Les travaux ne devraient pas commencer avant le début de l'année prochaine. La mosquée ne dispose pour l'instant que de 10% du montant nécessaire à la reconstruction, estimée à 70 millions de francs (10,67 millions d'euros). Pour Chems Eddine Debhal, «le plus dur reste à faire. Avant d'avoir les fonds, nous devons entreprendre beaucoup de démarches. Le financement sera garanti essentiellement par les fidèles».

La mosquée Adda'wa revendique un islam tolérant

Accueillant jusqu'à 5000 personnes de 98 nationalités différentes, la mosquée est la plus fréquentée d'Europe. La religion musulmane est la deuxième confession pratiquée en France. Pourtant, le projet de réaménagement de la mosquée Adda'wa devrait réduire considérablement sa capacité d'accueil. La salle de prière peut actuellement recevoir 3 000 fidèles, la nouvelle salle n'en accueillera plus que 1 600. «On a privilégié le côté administratif, social et culturel», justifie Chems Eddine Debhal. Car la mosquée n'est pas seulement un lieu de culte. Elle anime une équipe de scouts, propose aussi des conférences, des cours d'arabe, de morale et d'alphabétisation, des repas pour les sans-abri, des médiations pour régler les conflits du quartier... «Ces programmes sont ouverts à tous, quelles que soient la race et la religion», explique le secrétaire général de l'institut.
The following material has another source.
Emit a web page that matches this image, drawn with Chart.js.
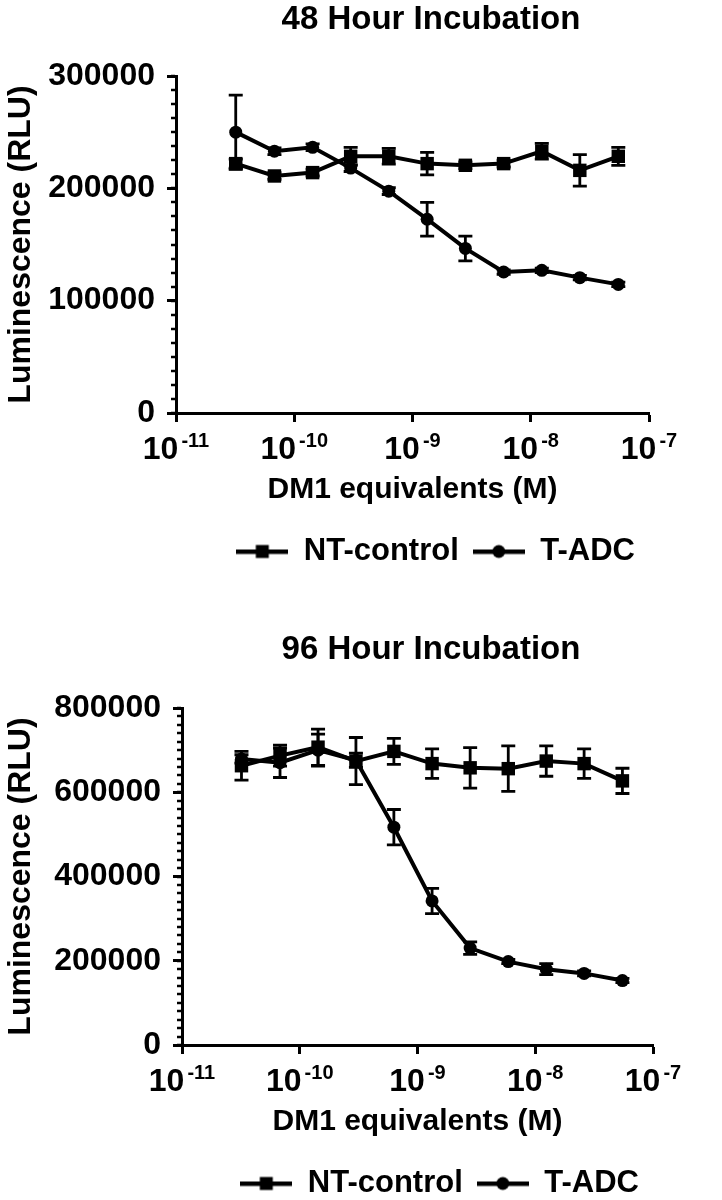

L'imam Larbi Kechat «a fait un travail remarquable dans sa mosquée. Il y a développé amitié et fraternité», affirme le recteur de la Mosquée de Paris Dalil Boubakeur, satisfait que la mairie ait enfin autorisé la reconstruction d'Adda'wa. La France, selon lui, a entretenu une sorte de «paranoïa» anti-intégriste dans les années 80 et 90, si bien qu'«il y a une grande méfiance de la part des mairies à ouvrir des mosquées» déplore-t-il. C'est dans ce contexte que, soupçonné de soutenir les islamistes, le recteur Larbi Kechat a été assigné à résidence pendant un an, en 1994. Pourtant, «les musulmans font de réels efforts pour montrer que l'islam est tolérant», atteste l'imam Dalil Boubakeur. Chems Eddine Debhal, quant à lui, rappelle que la mosquée a «condamné l'assassinat des moines de Tibehirine», en Algérie. De même, elle refuserait de recevoir des musulmans intégristes.

Mis à part la synagogue voisine qui demeure méfiante, le projet de réfection semble avoir été accepté par les habitants du quartier. La mosquée et les associations de l'arrondissement s'aident mutuellement. L'association culturelle islamique compte travailler plus étroitement avec elles dès la fin des travaux. Elle collabore d'ores et déjà avec l'église catholique qui se situe juste en face et avec qui elle est en très bons termes. «Les moniteurs des uns s'occupent des enfants des autres, dieu est le même pour tout le monde» affirme Chems Eddine Debhal.